Labels: donut friends
Review by: Andy Malcolm
This record was intended to come out a couple of years ago on the now defunct Keystone Ember records, but for various reasons it never saw the light of day. Luckily, the consistently amazing Donut Friends label have finally gotten round to pressing it up on vinyl, and you will no longer be deprived of hearing this awesome EP.
TMIFILW are ex-Party of Helicopters / Harriet the Spy, they have the vocalist from POH taking duties. And if you’ve heard the latest POH LP, then you’ll understand just how perfectly they go with the wonderfully spacey, dreamy indie rock / pop on this record. The sound that they have is absolutely huge. Big swirly atmospherics, lovely thick guitars, fuzzed up vocals, and just the right amount of distortion. Everything you want from an indie rock band. Opening song “Brantastic” dives on you from all directions, wrapping you up in it’s warm sound. Reminds me in parts of what the Blue Ontario were doing before we were cruelly deprived of that band too. “Bad Dreams” is totally blissed out. Repetetive, rolling guitars stand in the foreground ahead of the distant bleepy-blip keyboards, with the vocals virtually lost amidst the soundscape, almost like an additional instrument. Joe’s style works in a very different way here than it does with POH, where it’s all about the contrast. Here it is very much to do with how the vocals tie seamlessly to music. “The Fleet of the Armada” is positively enormous, the vocals are totally lost amidst everything. The last regular song is the utterly beautiful “NeverEverEven”, kicks off with one of my favourite introductions to a song ever, echoe-ing guitars play their repetetive rhythm out of your speakers, building up. The vocals wash over you, barely noticeable, though the lyrics are gorgeous. When it breaks down into some subtle twinkly guitars, well… it just has a similar effect on me as Christie Front Drive can. This song is worth buying the EP for alone. I just wish it were longer.

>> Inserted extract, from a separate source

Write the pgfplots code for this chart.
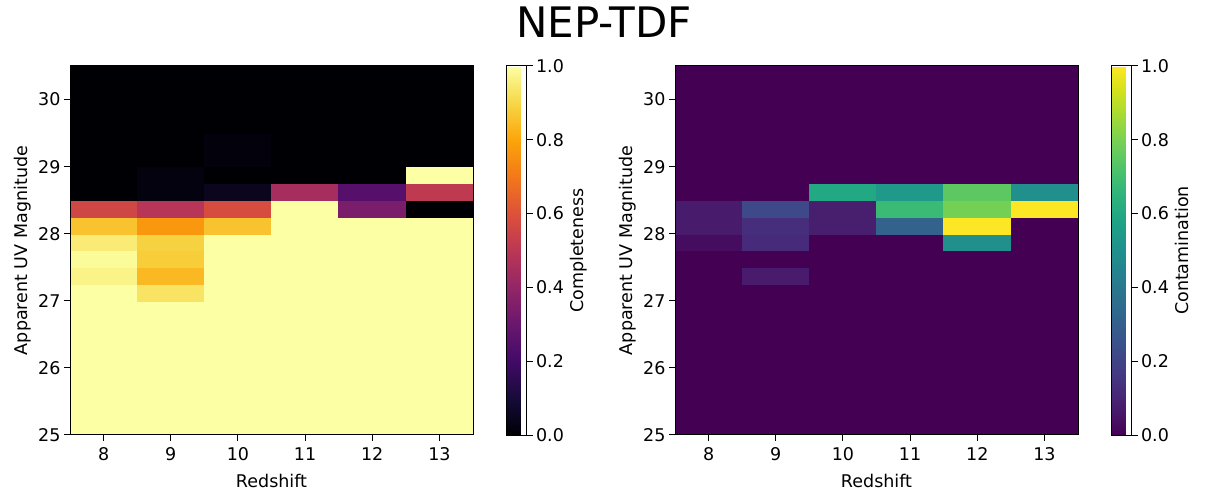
\documentclass[border=0pt]{standalone}
\usepackage{fontspec}
\setmainfont{DejaVu Sans}
\usepackage{pgfplots}
\pgfplotsset{compat=1.18}
\pgfplotsset{colormap={inferno}{rgb255=(0,0,4) rgb255=(22,11,57) rgb255=(66,10,104) rgb255=(106,23,110) rgb255=(147,38,103) rgb255=(187,55,84) rgb255=(221,81,58) rgb255=(243,120,25) rgb255=(252,165,10) rgb255=(246,215,70) rgb255=(252,255,164)}}
\newcommand{\fs}{\fontsize{17.5}{21}\selectfont}
\pgfplotsset{
  heat/.style={
    scale only axis, width=403pt, height=369pt,
    xmin=7.5, xmax=13.5, ymin=25, ymax=30.5,
    xtick={8,9,10,11,12,13}, ytick={25,26,27,28,29,30},
    tick align=outside, tick pos=left, major tick length=6pt,
    axis on top, axis line style={line width=1pt}, every tick/.style={line width=1pt, black},
    point meta min=0, point meta max=1,
    ticklabel style={font=\fs},
    label style={font=\fs},
    xticklabel shift=3pt, xlabel shift=7pt,
    /pgf/number format/assume math mode=true,
    xlabel={Redshift}, ylabel={Apparent UV Magnitude},
    colorbar,
    colorbar style={
      at={(parent axis.north east)}, anchor=north west, xshift=25pt,
      scale only axis, width=20pt, height=369pt,
      ytick={0,0.2,0.4,0.6,0.8,1.0},
      yticklabel style={font=\fs, /pgf/number format/.cd, fixed, fixed zerofill, precision=1},
      /pgf/number format/assume math mode=true,
      tick align=outside, major tick length=6pt, ytick pos=right, yticklabel pos=right,
      axis line style={line width=1pt}, every tick/.style={line width=1pt, black},
      label style={font=\fs}, ylabel shift=-1pt,
    },
  }
}
\begin{document}
\begin{tikzpicture}
\path[use as bounding box] (0,0) rectangle (1207pt,497pt);
\node[font=\fontsize{42}{48}\selectfont] at (604pt,475pt) {NEP-TDF};
\begin{axis}[heat, at={(70pt,62pt)}, anchor=south west, colormap name=inferno,
  colorbar style={ylabel={Completeness}}]
\addplot[matrix plot*, mesh/cols=6, point meta=explicit] coordinates {
(8,25.125)[1] (9,25.125)[1] (10,25.125)[1] (11,25.125)[1] (12,25.125)[1] (13,25.125)[1]
(8,25.375)[1] (9,25.375)[1] (10,25.375)[1] (11,25.375)[1] (12,25.375)[1] (13,25.375)[1]
(8,25.625)[1] (9,25.625)[1] (10,25.625)[1] (11,25.625)[1] (12,25.625)[1] (13,25.625)[1]
(8,25.875)[1] (9,25.875)[1] (10,25.875)[1] (11,25.875)[1] (12,25.875)[1] (13,25.875)[1]
(8,26.125)[1] (9,26.125)[1] (10,26.125)[1] (11,26.125)[1] (12,26.125)[1] (13,26.125)[1]
(8,26.375)[1] (9,26.375)[1] (10,26.375)[1] (11,26.375)[1] (12,26.375)[1] (13,26.375)[1]
(8,26.625)[1] (9,26.625)[1] (10,26.625)[1] (11,26.625)[1] (12,26.625)[1] (13,26.625)[1]
(8,26.875)[1] (9,26.875)[1] (10,26.875)[1] (11,26.875)[1] (12,26.875)[1] (13,26.875)[1]
(8,27.125)[1] (9,27.125)[0.93] (10,27.125)[1] (11,27.125)[1] (12,27.125)[1] (13,27.125)[1]
(8,27.375)[0.97] (9,27.375)[0.84] (10,27.375)[1] (11,27.375)[1] (12,27.375)[1] (13,27.375)[1]
(8,27.625)[0.99] (9,27.625)[0.88] (10,27.625)[1] (11,27.625)[1] (12,27.625)[1] (13,27.625)[1]
(8,27.875)[0.95] (9,27.875)[0.89] (10,27.875)[1] (11,27.875)[1] (12,27.875)[1] (13,27.875)[1]
(8,28.125)[0.86] (9,28.125)[0.77] (10,28.125)[0.86] (11,28.125)[1] (12,28.125)[1] (13,28.125)[1]
(8,28.375)[0.56] (9,28.375)[0.49] (10,28.375)[0.58] (11,28.375)[1] (12,28.375)[0.34] (13,28.375)[0]
(8,28.625)[0] (9,28.625)[0.02] (10,28.625)[0.05] (11,28.625)[0.445] (12,28.625)[0.25] (13,28.625)[0.51]
(8,28.875)[0] (9,28.875)[0.02] (10,28.875)[0] (11,28.875)[0] (12,28.875)[0] (13,28.875)[1]
(8,29.125)[0] (9,29.125)[0] (10,29.125)[0.015] (11,29.125)[0] (12,29.125)[0] (13,29.125)[0]
(8,29.375)[0] (9,29.375)[0] (10,29.375)[0.015] (11,29.375)[0] (12,29.375)[0] (13,29.375)[0]
(8,29.625)[0] (9,29.625)[0] (10,29.625)[0] (11,29.625)[0] (12,29.625)[0] (13,29.625)[0]
(8,29.875)[0] (9,29.875)[0] (10,29.875)[0] (11,29.875)[0] (12,29.875)[0] (13,29.875)[0]
(8,30.125)[0] (9,30.125)[0] (10,30.125)[0] (11,30.125)[0] (12,30.125)[0] (13,30.125)[0]
(8,30.375)[0] (9,30.375)[0] (10,30.375)[0] (11,30.375)[0] (12,30.375)[0] (13,30.375)[0]
};
\end{axis}
\begin{axis}[heat, at={(675pt,62pt)}, anchor=south west, colormap/viridis,
  colorbar style={ylabel={Contamination}}]
\addplot[matrix plot*, mesh/cols=6, point meta=explicit] coordinates {
(8,25.125)[0] (9,25.125)[0] (10,25.125)[0] (11,25.125)[0] (12,25.125)[0] (13,25.125)[0]
(8,25.375)[0] (9,25.375)[0] (10,25.375)[0] (11,25.375)[0] (12,25.375)[0] (13,25.375)[0]
(8,25.625)[0] (9,25.625)[0] (10,25.625)[0] (11,25.625)[0] (12,25.625)[0] (13,25.625)[0]
(8,25.875)[0] (9,25.875)[0] (10,25.875)[0] (11,25.875)[0] (12,25.875)[0] (13,25.875)[0]
(8,26.125)[0] (9,26.125)[0] (10,26.125)[0] (11,26.125)[0] (12,26.125)[0] (13,26.125)[0]
(8,26.375)[0] (9,26.375)[0] (10,26.375)[0] (11,26.375)[0] (12,26.375)[0] (13,26.375)[0]
(8,26.625)[0] (9,26.625)[0] (10,26.625)[0] (11,26.625)[0] (12,26.625)[0] (13,26.625)[0]
(8,26.875)[0] (9,26.875)[0] (10,26.875)[0] (11,26.875)[0] (12,26.875)[0] (13,26.875)[0]
(8,27.125)[0] (9,27.125)[0] (10,27.125)[0] (11,27.125)[0] (12,27.125)[0] (13,27.125)[0]
(8,27.375)[0] (9,27.375)[0.07] (10,27.375)[0] (11,27.375)[0] (12,27.375)[0] (13,27.375)[0]
(8,27.625)[0] (9,27.625)[0] (10,27.625)[0] (11,27.625)[0] (12,27.625)[0] (13,27.625)[0]
(8,27.875)[0.03] (9,27.875)[0.12] (10,27.875)[0] (11,27.875)[0] (12,27.875)[0.5] (13,27.875)[0]
(8,28.125)[0.07] (9,28.125)[0.13] (10,28.125)[0.08] (11,28.125)[0.31] (12,28.125)[1] (13,28.125)[0]
(8,28.375)[0.07] (9,28.375)[0.22] (10,28.375)[0.08] (11,28.375)[0.68] (12,28.375)[0.79] (13,28.375)[1]
(8,28.625)[0] (9,28.625)[0] (10,28.625)[0.6] (11,28.625)[0.54] (12,28.625)[0.75] (13,28.625)[0.5]
(8,28.875)[0] (9,28.875)[0] (10,28.875)[0] (11,28.875)[0] (12,28.875)[0] (13,28.875)[0]
(8,29.125)[0] (9,29.125)[0] (10,29.125)[0] (11,29.125)[0] (12,29.125)[0] (13,29.125)[0]
(8,29.375)[0] (9,29.375)[0] (10,29.375)[0] (11,29.375)[0] (12,29.375)[0] (13,29.375)[0]
(8,29.625)[0] (9,29.625)[0] (10,29.625)[0] (11,29.625)[0] (12,29.625)[0] (13,29.625)[0]
(8,29.875)[0] (9,29.875)[0] (10,29.875)[0] (11,29.875)[0] (12,29.875)[0] (13,29.875)[0]
(8,30.125)[0] (9,30.125)[0] (10,30.125)[0] (11,30.125)[0] (12,30.125)[0] (13,30.125)[0]
(8,30.375)[0] (9,30.375)[0] (10,30.375)[0] (11,30.375)[0] (12,30.375)[0] (13,30.375)[0]
};
\end{axis}
\end{tikzpicture}
\end{document}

Something I also wish there was more of are the electronic inteludes they have between track 2 and 4, and also after that final song on the record. There must be something about the frequencies they use as this stuff is just perfect. Slightly like Joan of Arc in a way. But don’t take that as a negative! Thank you. And I hope that the music here as a whole is the direction that the new Harriet the Spy band (“New” Terror Class) is going in. Because if they are, it’s going to blow me away.
This is easily one of the best records I’ll hear all year, it is dark autumn nights and cold weather and music to play when you are feeling not exactly happy, and need something to wrap yourself up in when nobody else is there to help you.